- [YOUR INSTRUCTIONS] Word for word, give the material below again, minus any images.

- [DATA BLOCK]
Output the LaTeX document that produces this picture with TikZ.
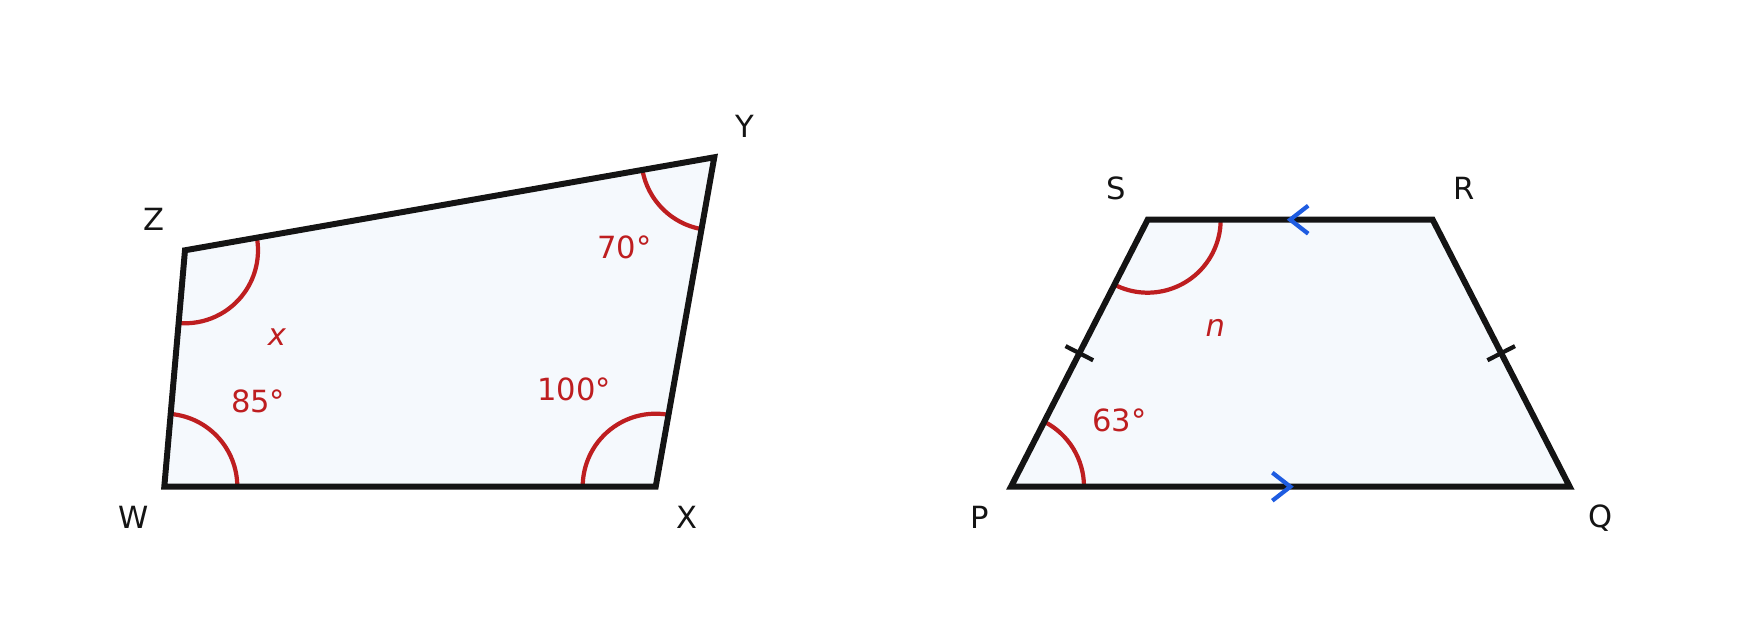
\documentclass[tikz,border=0pt]{standalone}
\usepackage{fontspec}
\setmainfont{DejaVu Sans}
\usetikzlibrary{angles,calc}
\definecolor{arcred}{RGB}{190,30,32}
\definecolor{parblue}{RGB}{30,92,225}
\definecolor{shapefill}{RGB}{245,249,253}
\definecolor{edgeblack}{RGB}{20,20,20}

\begin{document}
\begin{tikzpicture}[
    every node/.style={font=\fontsize{8.7}{10}\selectfont},
    edge/.style={draw=edgeblack, line width=1.7pt},
    anglearc/.style={draw=arcred, line width=1.2pt, angle radius=0.73cm},
    vlabel/.style={text=edgeblack},
    alabel/.style={text=arcred},
    tickmark/.style={draw=edgeblack, line width=1.2pt},
    chevron/.style={draw=parblue, line width=1.2pt}
]
    \useasboundingbox (0,0) rectangle (17.45,6.3);

    % quadrilateral WXYZ
    \coordinate (W) at (1.643,1.433);
    \coordinate (X) at (6.557,1.433);
    \coordinate (Y) at (7.143,4.727);
    \coordinate (Z) at (1.850,3.797);

    \fill[shapefill] (W) -- (X) -- (Y) -- (Z) -- cycle;

    \pic[anglearc] {angle = X--W--Z};
    \pic[anglearc] {angle = Y--X--W};
    \pic[anglearc] {angle = Z--Y--X};
    \pic[anglearc] {angle = W--Z--Y};

    \draw[edge] (W) -- (X) -- (Y) -- (Z) -- cycle;

    \node[vlabel] (lW) at ($(W)+(-0.31,-0.31)$) {W};
    \node[vlabel] (lX) at ($(X)+(0.31,-0.31)$) {X};
    \node[vlabel] (lY) at ($(Y)+(0.31,0.31)$) {Y};
    \node[vlabel] (lZ) at ($(Z)+(-0.31,0.31)$) {Z};

    \node[alabel] (aW) at (2.582,2.282) {85°};
    \node[alabel] (aX) at (5.743,2.405) {100°};
    \node[alabel] (aY) at (6.243,3.829) {70°};
    \node[alabel] (aZ) at (2.771,2.928) {\textit{x}};

    % trapezium PQRS
    \coordinate (P) at (10.110,1.433);
    \coordinate (Q) at (15.697,1.433);
    \coordinate (R) at (14.327,4.103);
    \coordinate (S) at (11.477,4.103);

    \fill[shapefill] (P) -- (Q) -- (R) -- (S) -- cycle;

    \pic[anglearc] {angle = Q--P--S};
    \pic[anglearc] {angle = P--S--R};

    \draw[edge] (P) -- (Q) -- (R) -- (S) -- cycle;

    % equal sides
    \coordinate (mPS) at ($(P)!0.5!(S)$);
    \coordinate (mQR) at ($(Q)!0.5!(R)$);
    \draw[tickmark] ($(mPS)!0.155cm!90:(S)$) -- ($(mPS)!0.155cm!-90:(S)$);
    \draw[tickmark] ($(mQR)!0.155cm!90:(R)$) -- ($(mQR)!0.155cm!-90:(R)$);

    % parallel sides
    \coordinate (mPQ) at ($(P)!0.5!(Q)$);
    \coordinate (mSR) at ($(S)!0.5!(R)$);
    \draw[chevron] ($(mPQ)+(-0.18,0.14)$) -- (mPQ) -- ($(mPQ)+(-0.18,-0.14)$);
    \draw[chevron] ($(mSR)+(0.18,0.14)$) -- (mSR) -- ($(mSR)+(0.18,-0.14)$);

    \node[vlabel] (lP) at ($(P)+(-0.31,-0.31)$) {P};
    \node[vlabel] (lQ) at ($(Q)+(0.31,-0.31)$) {Q};
    \node[vlabel] (lR) at ($(R)+(0.31,0.31)$) {R};
    \node[vlabel] (lS) at ($(S)+(-0.31,0.31)$) {S};

    \node[alabel] (aP) at (11.196,2.093) {63°};
    \node[alabel] (aS) at (12.153,3.017) {\textit{n}};
\end{tikzpicture}
\end{document}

- [WRITTEN ANSWER]
Output the LaTeX document that produces this picture with TikZ.
\documentclass[tikz,border=0pt]{standalone}
\usepackage{fontspec}
\setmainfont{DejaVu Sans}
\usetikzlibrary{angles,calc}
\definecolor{arcred}{RGB}{190,30,32}
\definecolor{parblue}{RGB}{30,92,225}
\definecolor{shapefill}{RGB}{245,249,253}
\definecolor{edgeblack}{RGB}{20,20,20}

\begin{document}
\begin{tikzpicture}[
    every node/.style={font=\fontsize{8.7}{10}\selectfont},
    edge/.style={draw=edgeblack, line width=1.7pt},
    anglearc/.style={draw=arcred, line width=1.2pt, angle radius=0.73cm},
    vlabel/.style={text=edgeblack},
    alabel/.style={text=arcred},
    tickmark/.style={draw=edgeblack, line width=1.2pt},
    chevron/.style={draw=parblue, line width=1.2pt}
]
    \useasboundingbox (0,0) rectangle (17.45,6.3);

    % quadrilateral WXYZ
    \coordinate (W) at (1.643,1.433);
    \coordinate (X) at (6.557,1.433);
    \coordinate (Y) at (7.143,4.727);
    \coordinate (Z) at (1.850,3.797);

    \fill[shapefill] (W) -- (X) -- (Y) -- (Z) -- cycle;

    \pic[anglearc] {angle = X--W--Z};
    \pic[anglearc] {angle = Y--X--W};
    \pic[anglearc] {angle = Z--Y--X};
    \pic[anglearc] {angle = W--Z--Y};

    \draw[edge] (W) -- (X) -- (Y) -- (Z) -- cycle;

    \node[vlabel] (lW) at ($(W)+(-0.31,-0.31)$) {W};
    \node[vlabel] (lX) at ($(X)+(0.31,-0.31)$) {X};
    \node[vlabel] (lY) at ($(Y)+(0.31,0.31)$) {Y};
    \node[vlabel] (lZ) at ($(Z)+(-0.31,0.31)$) {Z};

    \node[alabel] (aW) at (2.582,2.282) {85°};
    \node[alabel] (aX) at (5.743,2.405) {100°};
    \node[alabel] (aY) at (6.243,3.829) {70°};
    \node[alabel] (aZ) at (2.771,2.928) {\textit{x}};

    % trapezium PQRS
    \coordinate (P) at (10.110,1.433);
    \coordinate (Q) at (15.697,1.433);
    \coordinate (R) at (14.327,4.103);
    \coordinate (S) at (11.477,4.103);

    \fill[shapefill] (P) -- (Q) -- (R) -- (S) -- cycle;

    \pic[anglearc] {angle = Q--P--S};
    \pic[anglearc] {angle = P--S--R};

    \draw[edge] (P) -- (Q) -- (R) -- (S) -- cycle;

    % equal sides
    \coordinate (mPS) at ($(P)!0.5!(S)$);
    \coordinate (mQR) at ($(Q)!0.5!(R)$);
    \draw[tickmark] ($(mPS)!0.155cm!90:(S)$) -- ($(mPS)!0.155cm!-90:(S)$);
    \draw[tickmark] ($(mQR)!0.155cm!90:(R)$) -- ($(mQR)!0.155cm!-90:(R)$);

    % parallel sides
    \coordinate (mPQ) at ($(P)!0.5!(Q)$);
    \coordinate (mSR) at ($(S)!0.5!(R)$);
    \draw[chevron] ($(mPQ)+(-0.18,0.14)$) -- (mPQ) -- ($(mPQ)+(-0.18,-0.14)$);
    \draw[chevron] ($(mSR)+(0.18,0.14)$) -- (mSR) -- ($(mSR)+(0.18,-0.14)$);

    \node[vlabel] (lP) at ($(P)+(-0.31,-0.31)$) {P};
    \node[vlabel] (lQ) at ($(Q)+(0.31,-0.31)$) {Q};
    \node[vlabel] (lR) at ($(R)+(0.31,0.31)$) {R};
    \node[vlabel] (lS) at ($(S)+(-0.31,0.31)$) {S};

    \node[alabel] (aP) at (11.196,2.093) {63°};
    \node[alabel] (aS) at (12.153,3.017) {\textit{n}};
\end{tikzpicture}
\end{document}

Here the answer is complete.